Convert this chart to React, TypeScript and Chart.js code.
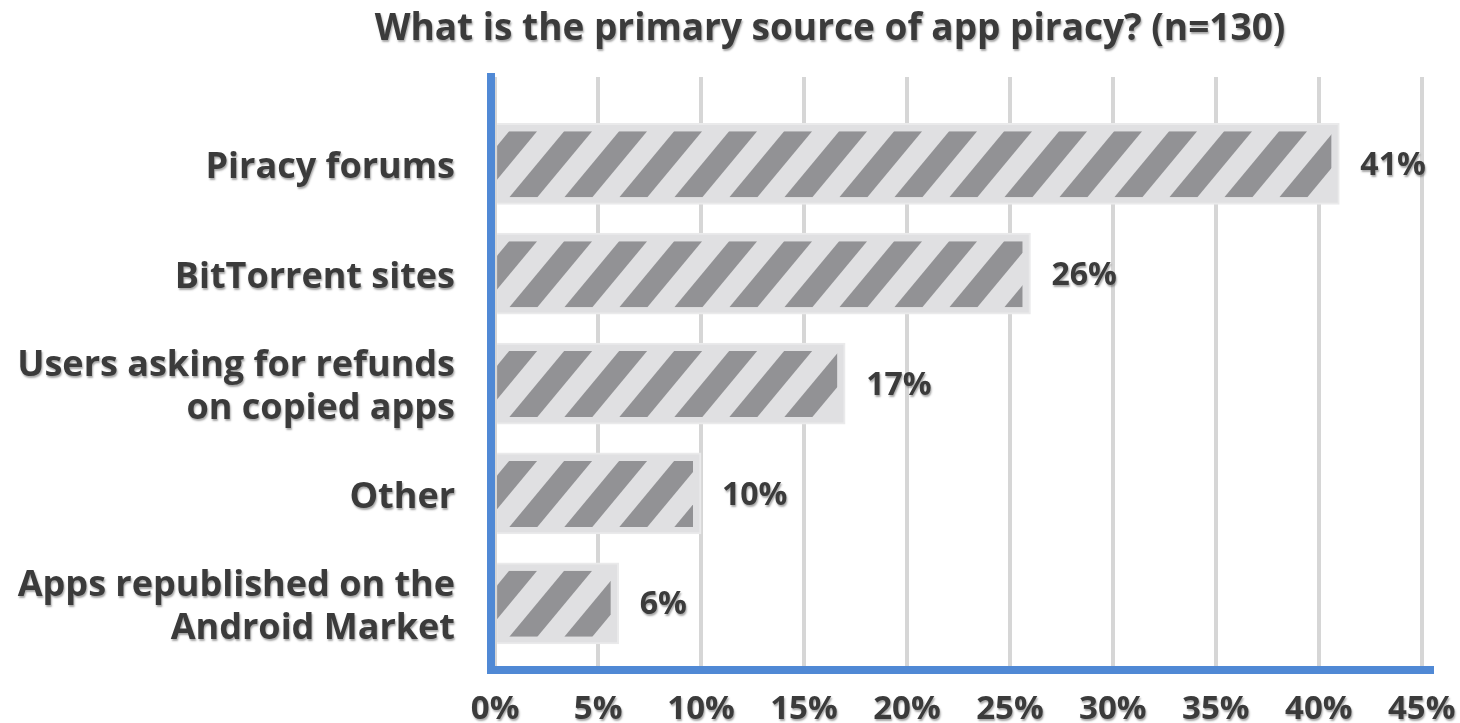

════════════════

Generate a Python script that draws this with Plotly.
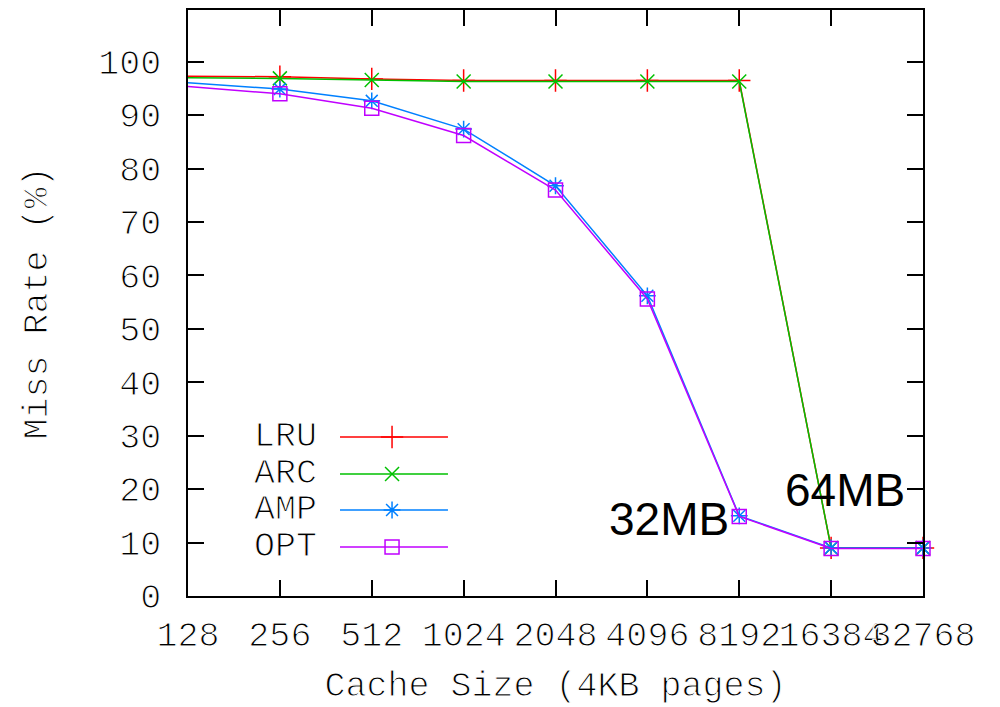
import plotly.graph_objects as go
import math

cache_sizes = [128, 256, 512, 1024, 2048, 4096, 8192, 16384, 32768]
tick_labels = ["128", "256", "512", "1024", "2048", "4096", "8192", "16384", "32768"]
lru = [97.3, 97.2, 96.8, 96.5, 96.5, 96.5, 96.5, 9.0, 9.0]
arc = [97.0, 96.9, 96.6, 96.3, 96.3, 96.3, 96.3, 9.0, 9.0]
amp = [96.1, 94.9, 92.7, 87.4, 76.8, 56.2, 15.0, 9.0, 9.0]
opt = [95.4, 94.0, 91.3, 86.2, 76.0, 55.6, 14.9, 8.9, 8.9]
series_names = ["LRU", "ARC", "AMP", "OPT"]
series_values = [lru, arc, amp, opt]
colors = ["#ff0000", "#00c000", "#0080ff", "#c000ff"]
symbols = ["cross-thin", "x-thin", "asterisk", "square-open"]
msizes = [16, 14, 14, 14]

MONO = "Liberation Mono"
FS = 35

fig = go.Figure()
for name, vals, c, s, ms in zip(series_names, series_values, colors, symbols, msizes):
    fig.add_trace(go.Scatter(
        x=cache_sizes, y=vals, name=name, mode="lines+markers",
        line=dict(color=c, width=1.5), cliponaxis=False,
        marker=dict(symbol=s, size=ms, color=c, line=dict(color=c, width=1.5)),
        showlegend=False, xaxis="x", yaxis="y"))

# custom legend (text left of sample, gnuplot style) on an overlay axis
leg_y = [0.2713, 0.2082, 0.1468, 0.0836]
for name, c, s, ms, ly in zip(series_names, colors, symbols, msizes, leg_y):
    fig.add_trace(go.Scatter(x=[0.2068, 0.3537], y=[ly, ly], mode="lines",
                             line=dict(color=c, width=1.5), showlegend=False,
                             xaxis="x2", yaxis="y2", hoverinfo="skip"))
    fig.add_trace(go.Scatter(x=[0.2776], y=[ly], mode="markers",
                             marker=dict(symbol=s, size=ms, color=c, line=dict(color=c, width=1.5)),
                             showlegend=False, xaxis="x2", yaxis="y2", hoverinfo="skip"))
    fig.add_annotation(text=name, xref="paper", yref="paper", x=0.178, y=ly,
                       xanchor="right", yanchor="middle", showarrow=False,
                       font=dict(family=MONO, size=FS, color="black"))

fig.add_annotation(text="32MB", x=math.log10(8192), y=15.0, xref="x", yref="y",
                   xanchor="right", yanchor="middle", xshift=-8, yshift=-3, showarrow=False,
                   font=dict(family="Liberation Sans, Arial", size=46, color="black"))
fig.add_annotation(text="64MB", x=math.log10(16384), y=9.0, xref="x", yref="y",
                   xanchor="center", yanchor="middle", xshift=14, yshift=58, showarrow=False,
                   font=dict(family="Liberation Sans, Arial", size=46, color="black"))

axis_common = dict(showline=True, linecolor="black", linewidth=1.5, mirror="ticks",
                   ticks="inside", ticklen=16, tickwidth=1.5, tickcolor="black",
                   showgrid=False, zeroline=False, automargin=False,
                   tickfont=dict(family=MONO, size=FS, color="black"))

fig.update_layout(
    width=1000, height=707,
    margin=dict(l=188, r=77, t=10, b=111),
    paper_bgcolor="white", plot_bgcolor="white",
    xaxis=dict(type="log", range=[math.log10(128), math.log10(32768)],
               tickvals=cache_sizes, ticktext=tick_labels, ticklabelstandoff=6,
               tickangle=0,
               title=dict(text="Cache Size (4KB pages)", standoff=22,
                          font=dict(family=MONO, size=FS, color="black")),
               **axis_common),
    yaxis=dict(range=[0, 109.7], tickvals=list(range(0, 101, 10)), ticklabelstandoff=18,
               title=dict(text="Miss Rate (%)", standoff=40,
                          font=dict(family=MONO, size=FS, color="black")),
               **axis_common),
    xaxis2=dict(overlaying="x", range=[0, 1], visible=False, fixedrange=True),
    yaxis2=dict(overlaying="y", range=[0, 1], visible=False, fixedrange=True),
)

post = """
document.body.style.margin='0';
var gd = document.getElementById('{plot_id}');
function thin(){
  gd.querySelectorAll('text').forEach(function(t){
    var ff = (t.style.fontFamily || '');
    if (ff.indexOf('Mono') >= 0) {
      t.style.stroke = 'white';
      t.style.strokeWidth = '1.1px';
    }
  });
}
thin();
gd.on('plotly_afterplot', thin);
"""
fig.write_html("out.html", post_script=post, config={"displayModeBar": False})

════════════════

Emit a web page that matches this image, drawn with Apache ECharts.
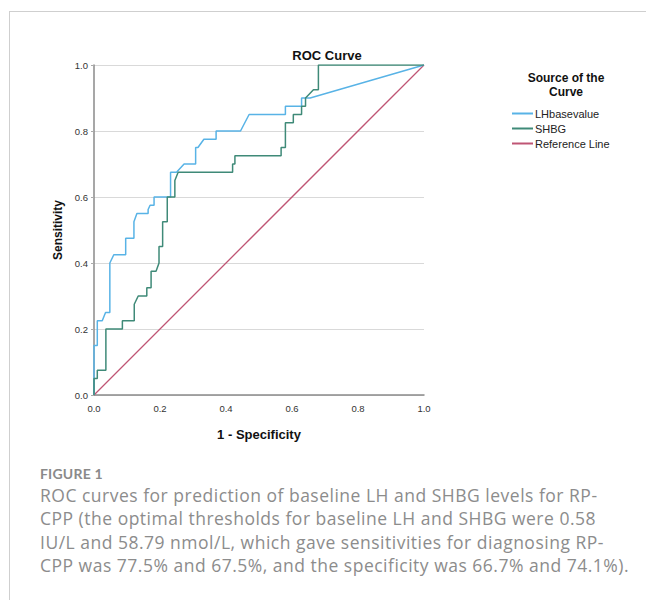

════════════════

WRITTEN EXERCISE. Where a line above holds the string "with", show that line.

EXERCISE ANSWER.
Generate a Python script that draws this with Plotly.
Emit a web page that matches this image, drawn with Apache ECharts.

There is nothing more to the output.